▶ PROBLEM TO WORK ON
Without the pictures, repeat the listing character for character.

▶ LISTING
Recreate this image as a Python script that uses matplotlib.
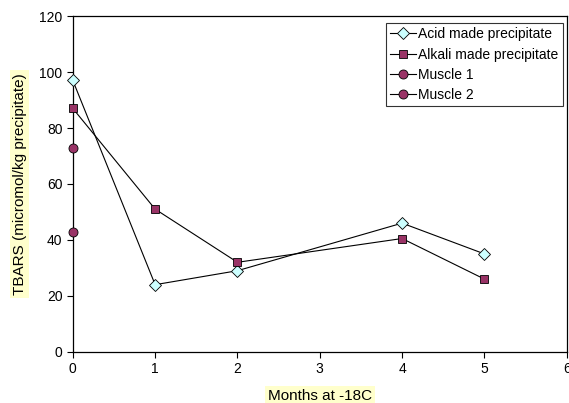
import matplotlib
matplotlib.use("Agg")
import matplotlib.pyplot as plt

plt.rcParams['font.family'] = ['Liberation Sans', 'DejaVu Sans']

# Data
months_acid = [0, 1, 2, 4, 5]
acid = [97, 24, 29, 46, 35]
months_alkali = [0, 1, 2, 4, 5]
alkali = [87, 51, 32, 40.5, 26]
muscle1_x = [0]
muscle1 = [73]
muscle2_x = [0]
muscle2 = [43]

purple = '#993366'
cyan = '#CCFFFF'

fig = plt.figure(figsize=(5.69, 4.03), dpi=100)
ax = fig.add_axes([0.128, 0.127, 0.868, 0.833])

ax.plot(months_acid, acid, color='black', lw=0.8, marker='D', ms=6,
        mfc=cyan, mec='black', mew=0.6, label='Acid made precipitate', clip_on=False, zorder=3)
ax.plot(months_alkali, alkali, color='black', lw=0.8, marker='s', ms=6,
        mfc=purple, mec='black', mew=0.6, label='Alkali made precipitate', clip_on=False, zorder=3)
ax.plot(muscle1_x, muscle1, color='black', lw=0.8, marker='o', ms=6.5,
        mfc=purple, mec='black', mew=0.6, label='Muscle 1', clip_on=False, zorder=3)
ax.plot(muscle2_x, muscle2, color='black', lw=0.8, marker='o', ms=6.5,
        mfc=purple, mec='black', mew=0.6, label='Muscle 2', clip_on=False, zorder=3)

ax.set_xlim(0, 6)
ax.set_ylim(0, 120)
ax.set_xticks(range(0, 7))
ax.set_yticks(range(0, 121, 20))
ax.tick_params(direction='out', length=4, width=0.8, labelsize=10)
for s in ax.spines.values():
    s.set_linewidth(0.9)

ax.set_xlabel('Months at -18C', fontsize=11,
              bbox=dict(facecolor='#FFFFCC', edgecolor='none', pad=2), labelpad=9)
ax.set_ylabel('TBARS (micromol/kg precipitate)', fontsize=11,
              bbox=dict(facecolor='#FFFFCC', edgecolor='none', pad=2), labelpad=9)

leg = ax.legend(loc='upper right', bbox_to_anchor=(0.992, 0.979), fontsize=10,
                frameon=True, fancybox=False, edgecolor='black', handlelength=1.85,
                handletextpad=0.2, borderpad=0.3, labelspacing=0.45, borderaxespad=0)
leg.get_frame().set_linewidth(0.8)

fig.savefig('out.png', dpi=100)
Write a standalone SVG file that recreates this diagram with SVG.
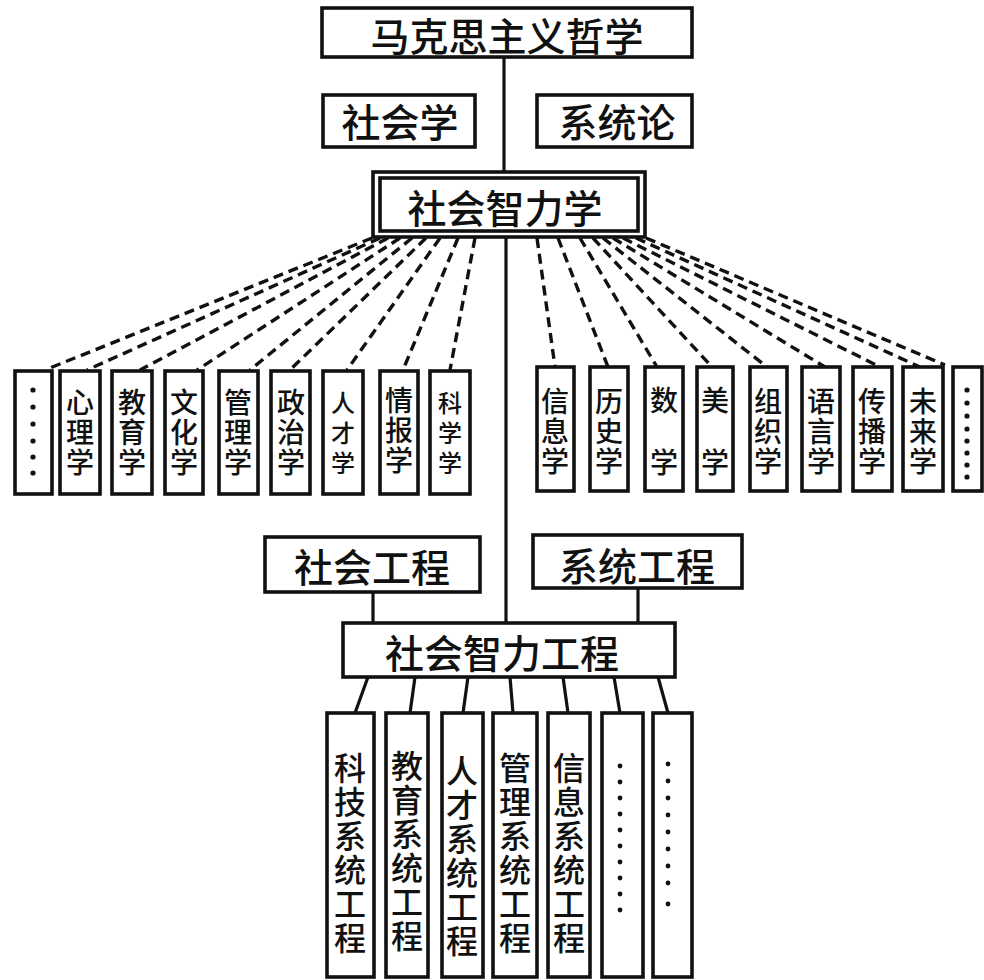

▶ THE RESPONSE
Recreate this image as a Python script that uses matplotlib.
import matplotlib
matplotlib.use("Agg")
import matplotlib.pyplot as plt

plt.rcParams['font.family'] = ['Liberation Sans', 'DejaVu Sans']

# Data
months_acid = [0, 1, 2, 4, 5]
acid = [97, 24, 29, 46, 35]
months_alkali = [0, 1, 2, 4, 5]
alkali = [87, 51, 32, 40.5, 26]
muscle1_x = [0]
muscle1 = [73]
muscle2_x = [0]
muscle2 = [43]

purple = '#993366'
cyan = '#CCFFFF'

fig = plt.figure(figsize=(5.69, 4.03), dpi=100)
ax = fig.add_axes([0.128, 0.127, 0.868, 0.833])

ax.plot(months_acid, acid, color='black', lw=0.8, marker='D', ms=6,
        mfc=cyan, mec='black', mew=0.6, label='Acid made precipitate', clip_on=False, zorder=3)
ax.plot(months_alkali, alkali, color='black', lw=0.8, marker='s', ms=6,
        mfc=purple, mec='black', mew=0.6, label='Alkali made precipitate', clip_on=False, zorder=3)
ax.plot(muscle1_x, muscle1, color='black', lw=0.8, marker='o', ms=6.5,
        mfc=purple, mec='black', mew=0.6, label='Muscle 1', clip_on=False, zorder=3)
ax.plot(muscle2_x, muscle2, color='black', lw=0.8, marker='o', ms=6.5,
        mfc=purple, mec='black', mew=0.6, label='Muscle 2', clip_on=False, zorder=3)

ax.set_xlim(0, 6)
ax.set_ylim(0, 120)
ax.set_xticks(range(0, 7))
ax.set_yticks(range(0, 121, 20))
ax.tick_params(direction='out', length=4, width=0.8, labelsize=10)
for s in ax.spines.values():
    s.set_linewidth(0.9)

ax.set_xlabel('Months at -18C', fontsize=11,
              bbox=dict(facecolor='#FFFFCC', edgecolor='none', pad=2), labelpad=9)
ax.set_ylabel('TBARS (micromol/kg precipitate)', fontsize=11,
              bbox=dict(facecolor='#FFFFCC', edgecolor='none', pad=2), labelpad=9)

leg = ax.legend(loc='upper right', bbox_to_anchor=(0.992, 0.979), fontsize=10,
                frameon=True, fancybox=False, edgecolor='black', handlelength=1.85,
                handletextpad=0.2, borderpad=0.3, labelspacing=0.45, borderaxespad=0)
leg.get_frame().set_linewidth(0.8)

fig.savefig('out.png', dpi=100)
Write a standalone SVG file that recreates this diagram with SVG.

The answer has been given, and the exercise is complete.